The Metropolitan Washington Airports Authority (MWAA) has partnered with the Transportation Security Administration (TSA) on two newly constructed 50,000-square-foot security checkpoint buildings at Ronald Reagan Washington National Airport (DCA).
The new checkpoints are connected to walkways that serve Terminal Parking Garages B and C, as well as the airport’s Metrorail station, with multiple escalators and elevators providing connections to the ticketing and baggage claim levels.
The checkpoints feature 23 screening lanes to replace DCA’s existing 20 screening lanes, with the ability to eventually expand to 28 lanes. Each new checkpoint has two restrooms, American and Delta airline check-in kiosks and checked bag drop off, and 1,000 square feet of concessions space, which will open in the future.
“With the opening of these new security checkpoints, we welcome passengers to a new level of convenience and customer service at Reagan National Airport,” said John Potter, MWAA president and CEO. “The new checkpoints will streamline the path of many of the airport’s passengers, offering them more post-security space to dine, shop and relax prior to their fight, in addition to opening new pathways for passengers with connecting flights at Reagan National.”
The design of the new checkpoint buildings complements the existing terminal architecture with exposed steel, a curvilinear roof structure and large windows made of electrochromic glass that can transform from fully transparent to 99-percent opaque to help optimize the new structure’s environmental performance.
Limited concessions will be available in the public areas of each new checkpoint building while the construction of WHSmith Cafes continues. Passengers traveling on Alaska, American, Delta, JetBlue and United who have cleared security will be able to access all airport concessions between Gates 10 and 59.
The opening of the new checkpoint buildings for Terminal B/C marks the final major milestone toward the completion of Project Journey, the airport’s $1 billion capital improvement program. A new 14-gate concourse, replacing the busing operation at Gate 35X, began serving passengers in April.
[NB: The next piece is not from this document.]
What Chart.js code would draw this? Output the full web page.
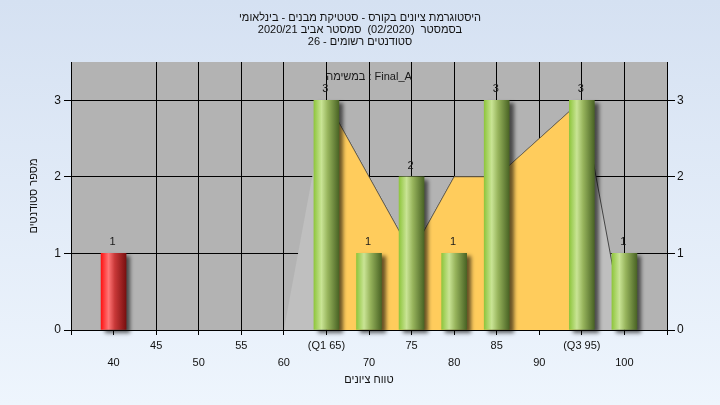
<!DOCTYPE html>
<html lang="he">
<head>
<meta charset="utf-8">
<title>היסטוגרמת ציונים</title>
<script src="https://cdn.jsdelivr.net/npm/chart.js@4/dist/chart.umd.min.js"></script>
<style>
  html, body { margin: 0; padding: 0; }
  body { width: 720px; height: 405px; overflow: hidden; background: linear-gradient(to bottom, #d5e1f2, #eef5fd); }
  #wrap { position: relative; width: 720px; height: 405px; }
</style>
</head>
<body>
<div id="wrap"><canvas id="histChart"></canvas></div>
<script>
const FONT = "'Liberation Sans', Arial, 'DejaVu Sans', sans-serif";

const TITLE_LINES = [
  'היסטוגרמת ציונים בקורס - סטטיקת מבנים - בינלאומי',
  'בסמסטר  (02/2020)  סמסטר אביב 2020/21',
  'סטודנטים רשומים - 26',
];
const TASK_LABEL = 'במשימה : Final_A';
const X_TITLE = 'טווח ציונים';
const Y_TITLE = 'מספר סטודנטים';

// histogram bins (grade) and number of students
const GRADES = [40, 65, 70, 75, 80, 85, 95, 100];
const COUNTS = [1, 3, 1, 2, 1, 3, 3, 1];

// polygon drawn behind the bars, the Q1..Q3 part is yellow
const CURVE_X = [60, 65, 75, 80, 85, 95, 100];
const CURVE_Y = [0, 3, 1, 2, 2, 3, 0];
const Q1 = 65, Q3 = 95;

// axis ticks; x labels alternate between two rows
const X_TICKS = [35, 40, 45, 50, 55, 60, 65, 70, 75, 80, 85, 90, 95, 100, 105];
const X_UPPER = ['', '', '45', '', '55', '', '(Q1 65)', '', '75', '', '85', '', '(Q3 95)', '', ''];
const X_LOWER = ['', '40', '', '50', '', '60', '', '70', '', '80', '', '90', '', '100', ''];
const Y_TICKS = [0, 1, 2, 3];

const PLOT_BG = '#b3b3b3';
const GREEN_STOPS = [[0, '#8fc63e'], [0.3, '#c9e495'], [0.55, '#97b45c'], [1, '#4a6425']];
const RED_STOPS = [[0, '#ff1414'], [0.3, '#ff7676'], [0.55, '#c83838'], [1, '#7a1010']];
const BAR_W = 25;

function barFill(ctx) {
  const xs = ctx.chart.scales.x;
  const fallback = ctx.dataIndex === 0 ? '#e03030' : '#9cc84a';
  if (!xs || ctx.type !== 'data') return fallback;
  const px = xs.getPixelForValue(GRADES[ctx.dataIndex]);
  if (!isFinite(px)) return fallback;
  const g = ctx.chart.ctx.createLinearGradient(px - BAR_W / 2, 0, px + BAR_W / 2, 0);
  (ctx.dataIndex === 0 ? RED_STOPS : GREEN_STOPS).forEach(([o, c]) => g.addColorStop(o, c));
  return g;
}

const plotBg = {
  id: 'plotBg',
  beforeDraw(chart) {
    const { ctx, chartArea: a } = chart;
    ctx.save();
    ctx.fillStyle = PLOT_BG;
    ctx.fillRect(a.left, a.top, a.right - a.left, a.bottom - a.top);
    ctx.restore();
  }
};

// soft shadow to the lower right of the bars
const barShadow = {
  id: 'barShadow',
  beforeDatasetDraw(chart, args) {
    if (args.meta.type !== 'bar') return;
    const c = chart.ctx;
    c.save();
    c.shadowColor = 'rgba(0,0,0,0.6)';
    c.shadowBlur = 4;
    c.shadowOffsetX = 4;
    c.shadowOffsetY = 3;
  },
  afterDatasetDraw(chart, args) {
    if (args.meta.type !== 'bar') return;
    chart.ctx.restore();
  }
};

const valueLabels = {
  id: 'valueLabels',
  afterDatasetsDraw(chart) {
    const c = chart.ctx;
    const a = chart.chartArea;
    c.save();
    c.font = '11px ' + FONT;
    c.fillStyle = '#1a1a1a';
    c.textAlign = 'center';
    c.textBaseline = 'middle';
    chart.getDatasetMeta(0).data.forEach((bar, i) => {
      c.fillText(String(COUNTS[i]), bar.x - 1, bar.y - 11);
    });
    c.fillText(TASK_LABEL, (a.left + a.right) / 2, a.top + 15);
    c.restore();
  }
};

const curve = CURVE_X.map((x, i) => ({ x, y: CURVE_Y[i] }));
const tickFont = { family: FONT, size: 11 };

new Chart(document.getElementById('histChart'), {
  type: 'bar',
  data: {
    datasets: [
      {
        type: 'bar',
        data: GRADES.map((g, i) => ({ x: g, y: COUNTS[i] })),
        backgroundColor: barFill,
        borderWidth: 0,
        barThickness: BAR_W,
        clip: false,
      },
      {
        type: 'line',
        data: curve.filter(p => p.x >= Q1 && p.x <= Q3),
        fill: 'origin',
        backgroundColor: '#ffcc5c',
        borderColor: 'rgba(70,70,70,0.55)',
        borderWidth: 1,
        pointRadius: 0,
        tension: 0,
      },
      {
        type: 'line',
        data: curve,
        fill: 'origin',
        backgroundColor: '#bfbfbf',
        borderColor: '#444',
        borderWidth: 1,
        pointRadius: 0,
        tension: 0,
        segment: { borderColor: c => c.p0DataIndex === 0 ? 'rgba(0,0,0,0)' : '#444' },
      },
    ],
  },
  options: {
    responsive: true, maintainAspectRatio: false,
    animation: false,
    layout: { padding: 0 },
    plugins: {
      legend: { display: false },
      tooltip: { enabled: false },
      title: {
        display: true,
        text: TITLE_LINES,
        color: '#111',
        font: { family: FONT, size: 11, weight: 'normal', lineHeight: 12 / 11 },
        padding: { top: 12, bottom: 14 },
      },
    },
    scales: {
      x: {
        type: 'linear', min: 35, max: 105, offset: false,
        afterBuildTicks: s => { s.ticks = X_TICKS.map(v => ({ value: v })); },
        afterFit: s => { s.height = 75; },
        grid: {
          offset: false,
          color: c => (c.tick && [35, 40, 105].includes(c.tick.value)) ? 'rgba(0,0,0,0)' : '#000',
          tickColor: '#000',
          tickLength: 5,
        },
        border: { color: '#000' },
        ticks: {
          autoSkip: false, maxRotation: 0, padding: 2,
          color: '#111',
          font: { family: FONT, size: 11, lineHeight: 17 / 11 },
          callback: v => {
            const i = X_TICKS.indexOf(v);
            return i < 0 ? '' : [X_UPPER[i], X_LOWER[i]];
          },
        },
        title: {
          display: true, text: X_TITLE, color: '#111',
          font: { family: FONT, size: 11 },
          padding: { top: 0, bottom: 18 },
        },
      },
      y: {
        position: 'left', min: 0, max: 3.5,
        afterBuildTicks: s => { s.ticks = Y_TICKS.map(v => ({ value: v })); },
        afterFit: s => { s.width = 71; },
        grid: { color: '#000', tickColor: '#000', tickLength: 7 },
        border: { color: '#000' },
        ticks: { color: '#111', font: { family: FONT, size: 12 }, padding: 3 },
        title: {
          display: true, text: Y_TITLE, color: '#111',
          font: { family: FONT, size: 11 },
          padding: { top: 27, bottom: 0 },
        },
      },
      y2: {
        position: 'right', min: 0, max: 3.5,
        afterBuildTicks: s => { s.ticks = Y_TICKS.map(v => ({ value: v })); },
        afterFit: s => { s.width = 53; },
        grid: { drawOnChartArea: false, color: '#000', tickColor: '#000', tickLength: 8 },
        border: { color: '#000' },
        ticks: { color: '#111', font: { family: FONT, size: 12 }, padding: 2 },
      },
    },
  },
  plugins: [plotBg, barShadow, valueLabels],
});
</script>
</body>
</html>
“We appreciate our passengers’ patience and understanding over the past few years, and in the months to come, during the construction process as we make improvements to substantially enhance our customers’ experience,” Potter said. “Once all this work is complete, we believe passengers will find the inconveniences to have been well worth it as we continue building the airport of the future to serve the National Capital Region.”